There was a client of JMP that was a supplier of automotive parts, and they had a customer that specified that a part needed to have a specific force by distance curve. Obviously, the client wanted to match their customer specified curve, and so they wanted to run a functional response DOE analysis in JMP to design their product to do that.
However, before spending the money on this type of experiment, they first wanted to perform an MSA on their ability to actually measure the parts force. There's a lot more details in the paper noted at the bottom, so if you're interested in more of the background, please see that.
This is what the data looks like. We have force on the Y axis and distance on the X axis, and the curves are colored by part. It looks like there are only 10 curves, but there are actually 250 curves in total. It's just that a lot of the curves are clustered together.
In the data, there were 10 parts, five operators, and five replications per part operator combination. I just wanted to note that this is simulated data, and it's simulated to look similar to the actual data, but that we aren't sharing any proprietary data here.
A few function characteristics that I wanted to point out, the functions are actually all different lengths, so they have a different number of observations in their curve. Although the functions were collected at equally spaced time intervals, they were not collected at equally spaced distances.
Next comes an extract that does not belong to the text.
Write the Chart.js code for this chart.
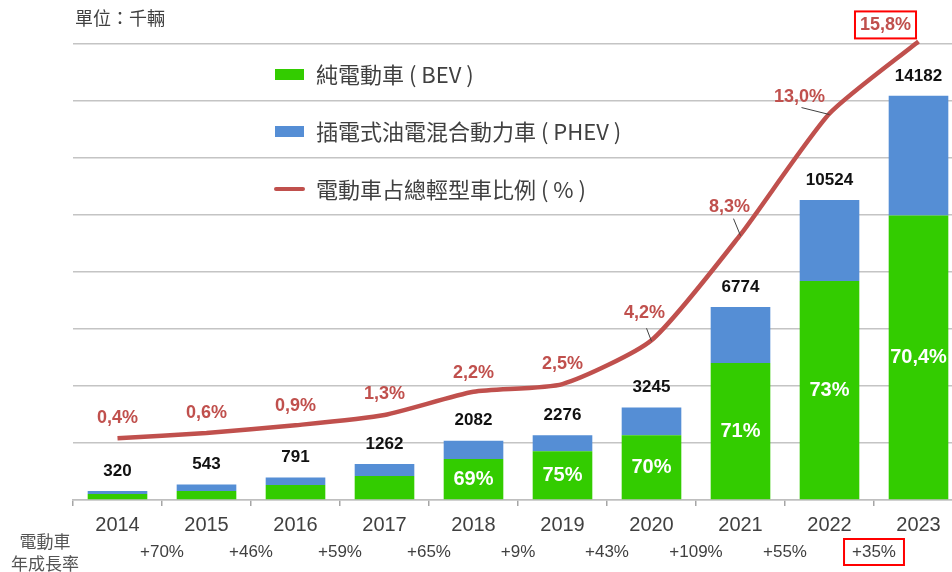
<!DOCTYPE html>
<html>
<head>
<meta charset="utf-8">
<script src="https://cdn.jsdelivr.net/npm/chart.js@4.4.9/dist/chart.umd.min.js"></script>
<style>
  html, body { margin: 0; padding: 0; background: #fff; overflow: hidden; }
  #wrap { width: 952px; height: 572px; overflow: hidden; }
  canvas { display: block; }
</style>
</head>
<body>
<div id="wrap"><canvas id="evChart" width="965" height="572"></canvas></div>
<script>
// data (thousand vehicles)
const years = ['2014', '2015', '2016', '2017', '2018', '2019', '2020', '2021', '2022', '2023'];
const bev = [210, 320, 530, 840, 1437, 1707, 2272, 4810, 7683, 9984];
const phev = [110, 223, 261, 422, 645, 569, 973, 1964, 2841, 4198];
const evShare = [0.4, 0.6, 0.9, 1.3, 2.2, 2.5, 4.2, 8.3, 13.0, 15.8];
const bevShareLabels = [null, null, null, null, '69%', '75%', '70%', '71%', '73%', '70,4%'];
const growth = ['+70%', '+46%', '+59%', '+65%', '+9%', '+43%', '+109%', '+55%', '+35%'];

const CJK = '"Noto Sans CJK TC", "Noto Sans CJK SC", sans-serif';
const ARIAL = '"Liberation Sans", Arial, sans-serif';
const RED = '#c0504d';
const GREY_TEXT = '#404040';

// label offsets for the share line (relative to point)
const shareOffsets = [[0, -20], [0, -20], [0, -19], [0, -21], [0, -19], [0, -20], [-7, -27], [-11, -28], [-30, -17], [-33, -16]];
const leaders = { 6: [-5, -12], 7: [-7, -16], 8: [-28, -6] };

function fmtPct(v) {
    return v.toFixed(1).replace('.', ',') + '%';
}

const labelsPlugin = {
    id: 'evLabels',
    afterDatasetsDraw(chart) {
        const ctx = chart.ctx;
        const bevMeta = chart.getDatasetMeta(0);
        const phevMeta = chart.getDatasetMeta(1);
        const lineMeta = chart.getDatasetMeta(2);
        ctx.save();
        ctx.textAlign = 'center';
        ctx.textBaseline = 'middle';

        // totals above bars
        ctx.font = 'bold 17px ' + ARIAL;
        ctx.fillStyle = '#111';
        phevMeta.data.forEach((bar, i) => {
            ctx.fillText(String(bev[i] + phev[i]), bar.x, bar.y - 20);
        });

        // BEV share inside green bars
        ctx.font = 'bold 20px ' + ARIAL;
        ctx.fillStyle = '#fff';
        bevMeta.data.forEach((bar, i) => {
            if (!bevShareLabels[i]) return;
            ctx.fillText(bevShareLabels[i], bar.x, (bar.y + bar.base) / 2);
        });

        // leader lines
        ctx.strokeStyle = GREY_TEXT;
        ctx.lineWidth = 1;
        Object.keys(leaders).forEach(k => {
            const p = lineMeta.data[k];
            const d = leaders[k];
            ctx.beginPath();
            ctx.moveTo(p.x + d[0], p.y + d[1]);
            ctx.lineTo(p.x, p.y + 1);
            ctx.stroke();
        });

        // share labels
        ctx.font = 'bold 18px ' + ARIAL;
        ctx.fillStyle = RED;
        lineMeta.data.forEach((pt, i) => {
            const o = shareOffsets[i];
            ctx.fillText(fmtPct(evShare[i]), pt.x + o[0], pt.y + o[1]);
        });

        // red box around last value
        const last = lineMeta.data[lineMeta.data.length - 1];
        const lo = shareOffsets[shareOffsets.length - 1];
        const tw = ctx.measureText(fmtPct(evShare[evShare.length - 1])).width;
        ctx.strokeStyle = '#ff0000';
        ctx.lineWidth = 2;
        ctx.strokeRect(last.x + lo[0] - tw / 2 - 5, last.y + lo[1] - 14, tw + 10, 27);
        ctx.restore();
    },
    afterDraw(chart) {
        const ctx = chart.ctx;
        const xs = chart.scales.x;
        ctx.save();

        // unit
        ctx.font = '18px ' + CJK;
        ctx.fillStyle = GREY_TEXT;
        ctx.textAlign = 'left';
        ctx.textBaseline = 'middle';
        ctx.fillText('單位：千輛', 75, 18);

        // legend
        const ds = chart.data.datasets;
        const rows = [74, 131, 189];
        ctx.font = '22px ' + CJK;
        ds.forEach((d, i) => {
            const y = rows[i];
            if (d.type === 'line') {
                ctx.strokeStyle = d.borderColor;
                ctx.lineWidth = 4;
                ctx.lineCap = 'round';
                ctx.beginPath();
                ctx.moveTo(276, y);
                ctx.lineTo(303, y);
                ctx.stroke();
            } else {
                ctx.fillStyle = d.backgroundColor;
                ctx.fillRect(275, y - 5, 29, 11);
            }
            ctx.fillStyle = GREY_TEXT;
            ctx.fillText(d.label, 316, y + 1);
        });

        // growth row
        ctx.textAlign = 'center';
        ctx.font = '17px ' + CJK;
        ctx.fillStyle = '#555';
        ctx.fillText('電動車', 45, 542);
        ctx.fillText('年成長率', 45, 564);
        ctx.font = '17px ' + ARIAL;
        ctx.fillStyle = GREY_TEXT;
        growth.forEach((g, i) => {
            const x = (xs.getPixelForValue(i) + xs.getPixelForValue(i + 1)) / 2;
            ctx.fillText(g, x, 552);
            if (i === growth.length - 1) {
                const w = ctx.measureText(g).width;
                ctx.strokeStyle = '#ff0000';
                ctx.lineWidth = 2;
                ctx.strokeRect(x - w / 2 - 8, 539, w + 16, 26);
            }
        });
        ctx.restore();
    }
};

const ctx = document.getElementById('evChart').getContext('2d');
new Chart(ctx, {
    data: {
        labels: years,
        datasets: [
            {
                type: 'bar',
                label: '純電動車 ( BEV )',
                data: bev,
                backgroundColor: '#33cc00',
                barPercentage: 0.67,
                categoryPercentage: 1,
                yAxisID: 'y',
                order: 2
            },
            {
                type: 'bar',
                label: '插電式油電混合動力車 ( PHEV )',
                data: phev,
                backgroundColor: '#558ed5',
                barPercentage: 0.67,
                categoryPercentage: 1,
                yAxisID: 'y',
                order: 2
            },
            {
                type: 'line',
                label: '電動車占總輕型車比例 ( % )',
                data: evShare,
                borderColor: RED,
                borderWidth: 4.5,
                pointRadius: 0,
                tension: 0.2,
                clip: false,
                yAxisID: 'y1',
                order: 0
            }
        ]
    },
    options: {
        responsive: false,
        animation: false,
        layout: { padding: { left: 73, top: 44, right: 2, bottom: 0 } },
        plugins: {
            legend: { display: false },
            tooltip: { enabled: false }
        },
        scales: {
            x: {
                stacked: true,
                afterFit: (scale) => { scale.height = 72; },
                border: { color: '#bfbfbf', width: 1.5 },
                grid: { drawOnChartArea: false, tickLength: 6, color: '#a6a6a6', lineWidth: 1.5 },
                ticks: { color: GREY_TEXT, font: { family: ARIAL, size: 20 }, padding: 7 }
            },
            y: {
                stacked: true,
                min: 0,
                max: 16000,
                afterFit: (scale) => { scale.width = 0; },
                border: { display: false },
                grid: { color: '#c4c4c4', lineWidth: 1.5, drawTicks: false },
                ticks: { display: false, stepSize: 2000 }
            },
            y1: {
                display: false,
                min: -2,
                max: 15.7
            }
        }
    },
    plugins: [labelsPlugin]
});
</script>
</body>
</html>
That means there's no true replication in terms of distance.
When this project was first presented, one of the original ideas thrown out was whether we could pick a set of distance locations and do a standard gage R&R MSA at each of those locations and then summarize that information for a final result.
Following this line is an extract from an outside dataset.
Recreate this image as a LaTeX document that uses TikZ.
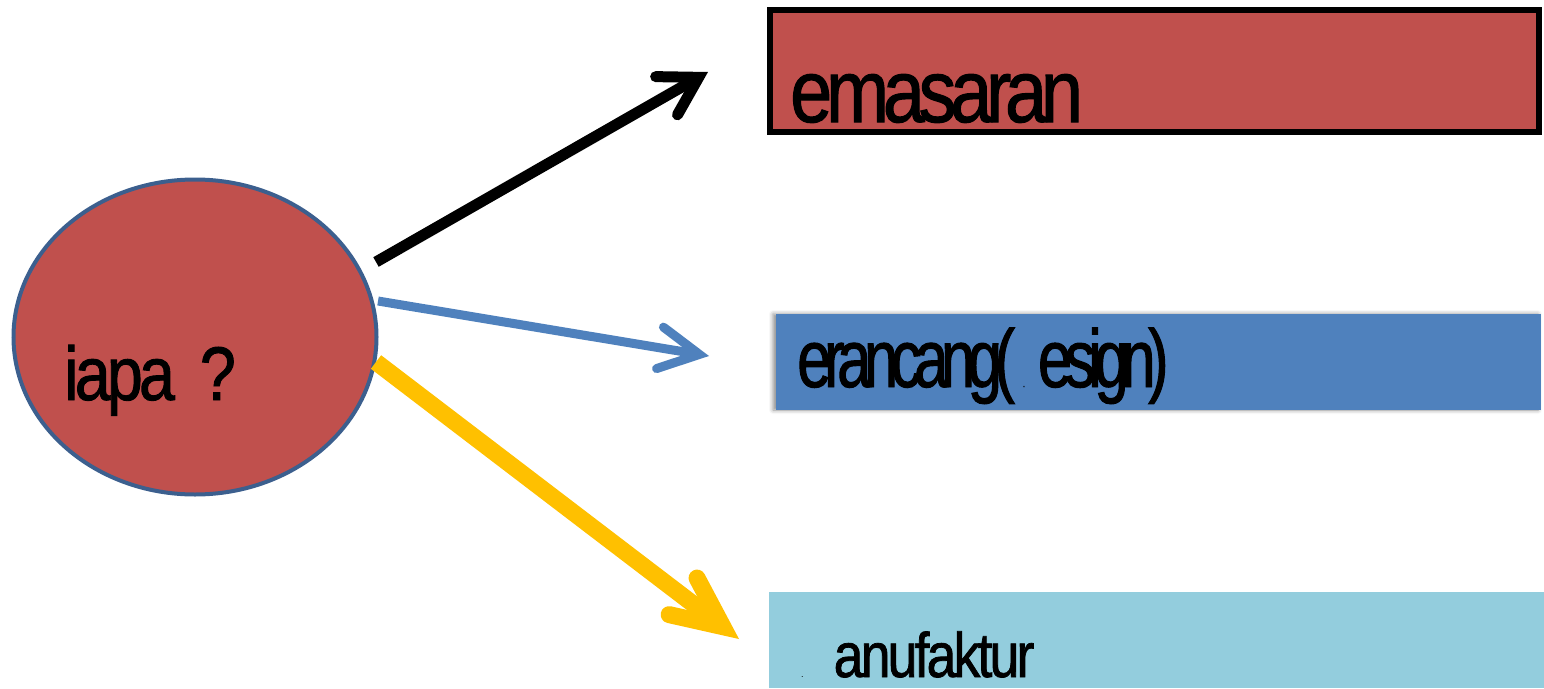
\documentclass[tikz,border=0pt]{standalone}
\usepackage{fontspec}
\setmainfont{Liberation Sans}
\newfontfamily\fA[FakeStretch=0.85, LetterSpace=-7, FakeBold=1.2]{Liberation Sans}
\newfontfamily\fB[FakeStretch=0.75, LetterSpace=-9, FakeBold=1.2]{Liberation Sans}
\newfontfamily\fC[FakeStretch=0.85, LetterSpace=-4.5, FakeBold=1.2]{Liberation Sans}
\newfontfamily\fD[FakeStretch=0.85, LetterSpace=-5, FakeBold=1.2]{Liberation Sans}
\usetikzlibrary{arrows.meta,shapes.geometric,shadows.blur}
\definecolor{cred}{HTML}{C0504D}
\definecolor{cblue}{HTML}{4F81BD}
\definecolor{clight}{HTML}{93CDDD}
\definecolor{cyel}{HTML}{FFC000}
\definecolor{cedge}{HTML}{3C5F8E}
\tikzset{
  box/.style={rectangle, inner sep=0pt, outer sep=0pt},
  lbl/.style={anchor=base west, inner sep=0pt, text=black},
  conn/.style={line cap=butt},
}
\begin{document}
\begin{tikzpicture}[x=1pt,y=-1pt]
\path[use as bounding box] (0,0) rectangle (1544,688);
% boxes
\node[box, draw=black, line width=6pt, fill=cred, minimum width=769pt, minimum height=122pt] (b1) at (1154.5,71) {};
\node[box, fill=cblue, minimum width=765pt, minimum height=96pt,
      blur shadow={shadow xshift=-3pt, shadow yshift=0pt, shadow blur radius=4pt, shadow opacity=45}] (b2) at (1158.5,362) {};
\node[box, fill=clight, minimum width=775pt, minimum height=96pt] (b3) at (1156.5,640) {};
% ellipse
\node[ellipse, draw=cedge, line width=4pt, fill=cred, minimum width=363pt, minimum height=315pt, inner sep=0pt] (who) at (195,337) {};
% labels
\node[lbl] (t0) at (64,400) {\fD\fontsize{76}{76}\selectfont iapa\hspace{25pt}?};
\node[lbl] (t1) at (790,122) {\fA\fontsize{89}{89}\selectfont emasaran};
\node[lbl] (t2) at (797,387) {\fB\fontsize{82}{82}\selectfont erancang(\hspace{8pt}{\fontsize{9}{9}\selectfont .}\hspace{13pt}esign)};
\node[lbl] (t3) at (801,677) {{\fontsize{9}{9}\selectfont .}\hspace{30pt}\fC\fontsize{63}{63}\selectfont anufaktur};
% connector ends
\coordinate (s1) at (376,262); \coordinate (e1) at (708,72);
\coordinate (s2) at (378,301); \coordinate (e2) at (709,356);
\coordinate (s3) at (376,362); \coordinate (e3) at (739,639);
\draw[conn, black, line width=11pt, -{Straight Barb[length=37pt, width=44pt, line cap=round, line join=miter]}] (s1) -- (e1);
\draw[conn, cblue, line width=9pt, -{Straight Barb[length=40pt, width=42pt, line cap=round, line join=miter]}] (s2) -- (e2);
\draw[conn, cyel, line width=17pt, -{Straight Barb[length=50pt, width=46pt, line cap=round, line join=miter]}] (s3) -- (e3);
\end{tikzpicture}
\end{document}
The problem with that is that if we picked a specific location, there wasn't a guarantee that there would be an observation for each of those curves because there wasn't replication for the distance. Another problem that's more generalized is with this type of curve data, doing point wise analysis like that does not take into account the within function correlation.
Luckily, there's a whole field of statistics dedicated to this type of data called functional data analysis. There are a variety of techniques to handle unequally spaced data. A lot of those techniques are now available in JMP through the Functional Data Explorer platform.
The question became, can functional data methods be combined with traditional MSA methods to perform some type of functional measurement systems analysis? This was the solution that was presented in the older papers that I referenced. This is just going to be a little bit of a review of what they did.
First, a penalized spline model was fit to estimate the part force functions and so there were 10 functions that were estimated, averaged over operator and replicates. Then these functions were subtracted from the original force functions to obtain a set of residual force functions. These residual functions no longer contain any variation due to the part. All of the variation in those residuals were due to the operator and the replicates.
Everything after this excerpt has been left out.